Roo makes more time to write than I do, and it certainly shows in both output and quality. However, I’d be remiss if I didn’t contribute now and again to this chronicle of our coming together, and so here we are today. It’s oddly appropriate that I should finally get an actual post up on this blog, and the topic is how things all began. So, here I am to provide a second point of view on the ‘official’ start of this whole marriage thing. There isn’t likely to be a third, unless some random seagull gets a WordPress account.

The first thing Roo isn’t telling you is how long I carried that ring around with me. I knew I was proposing to her a LONG time before the thing actually happened. I did some searching, both online and in person, for a ring that spoke to me and of her. Dissatisfied after months, I threw up my hands, declared ‘fuckit’, and sought out a jeweler to MAKE me what I had in my head.

Long story short, I did (and I highly recommend Shepherd Manufacturing Jewelers to anyone with similar inclinations). That was in mid November.

I trust you to do the math, but for those who would rather go shopping, that means I carried that ring around for almost three and a half months, looking for a proper way to propose. November and December are freakishly busy months for Roo and I (as anyone who does Dickens Fair can relate to), and so those were basically out. I came very close to popping the question in early January when we went to Disneyland, but a niggling doubt told me it was cliche… and also we were engaged in discussions about the crass commercialization of Disney at the time, and it seemed an ill-fated link to forge.

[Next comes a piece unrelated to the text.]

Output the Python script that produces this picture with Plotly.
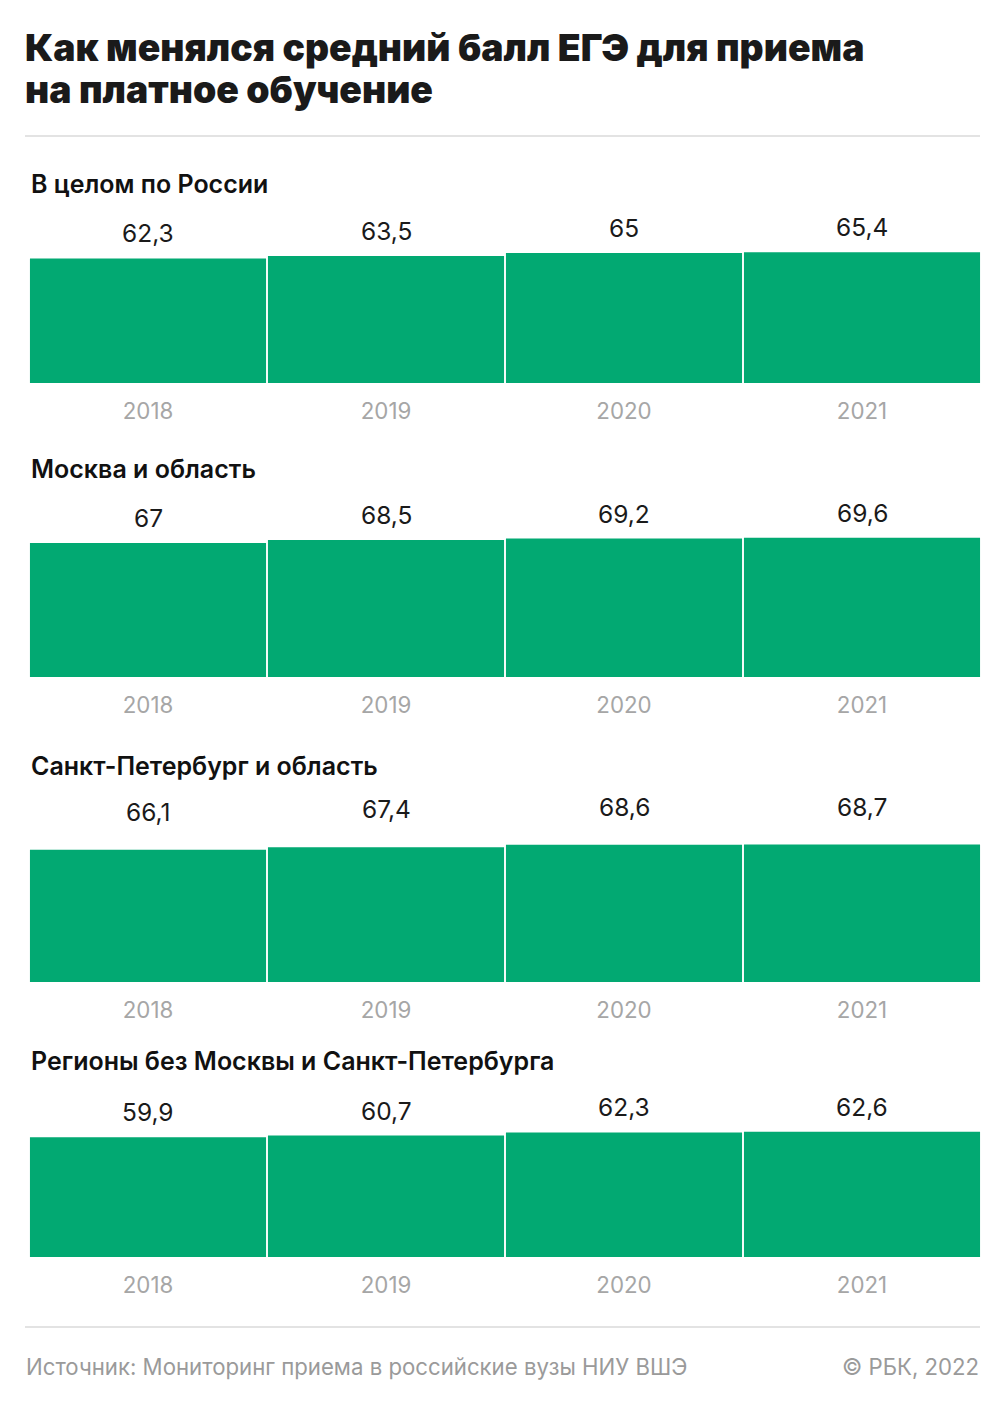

So by mid-January I was fed up. I decided that providence would not be kind, and to bloody well make it happen however I needed to. So as Roo described, I began a campaign to get she and I on a beach together. It only took a month and a half, which is about half of our usual planning horizon. I consider that a win.

February 27th came around, and by some miracle it was bright and sunny and a freeish day for us. After sushi (and yes, I did uncharacteristically panic for an instant or two), we were driving, aimlessly debating what beach to go to. I was originally thinking Pacifica. But as we passed a sign noting the turnoff for Highway 92 West, Roo remarked that she’d never been to Half Moon Bay. I took this as an indicator from Somewhere, made the turnoff, and declared on the spot that we were having an Adventure, to which Roo bemusedly agreed. Little did our heroine know.

In discussions once we got to HMB, I cheerfully steered us toward the beach, which was instantly rewarding in all kinds of ways; bright sun, beautiful ocean, hilarious warning signs, mysterious structures, and yes, a stick stuck in the sand to mark the bathrooms. Check Roo’s post for the details. I’ll fill in where her mind disintegrated under an onslaught of bliss and has robbed her of precious memory.

I did indeed ask what the stick marked as a lead-in (I’ll note my heart was in my throat, so it probably came out silly-sounding) and received the aforementioned glib rejoinder. At that point, I did start talking further, and I DO remember what I said, because I agonized over it for one of those quantum-length moments in time. You know, the ones where everything distends and you have an instant eternity to mull over how you’re not actually good at talking despite what everyone says, and what an ass you’re about to make of yourself? Yeah, I thought you knew what I was talking about.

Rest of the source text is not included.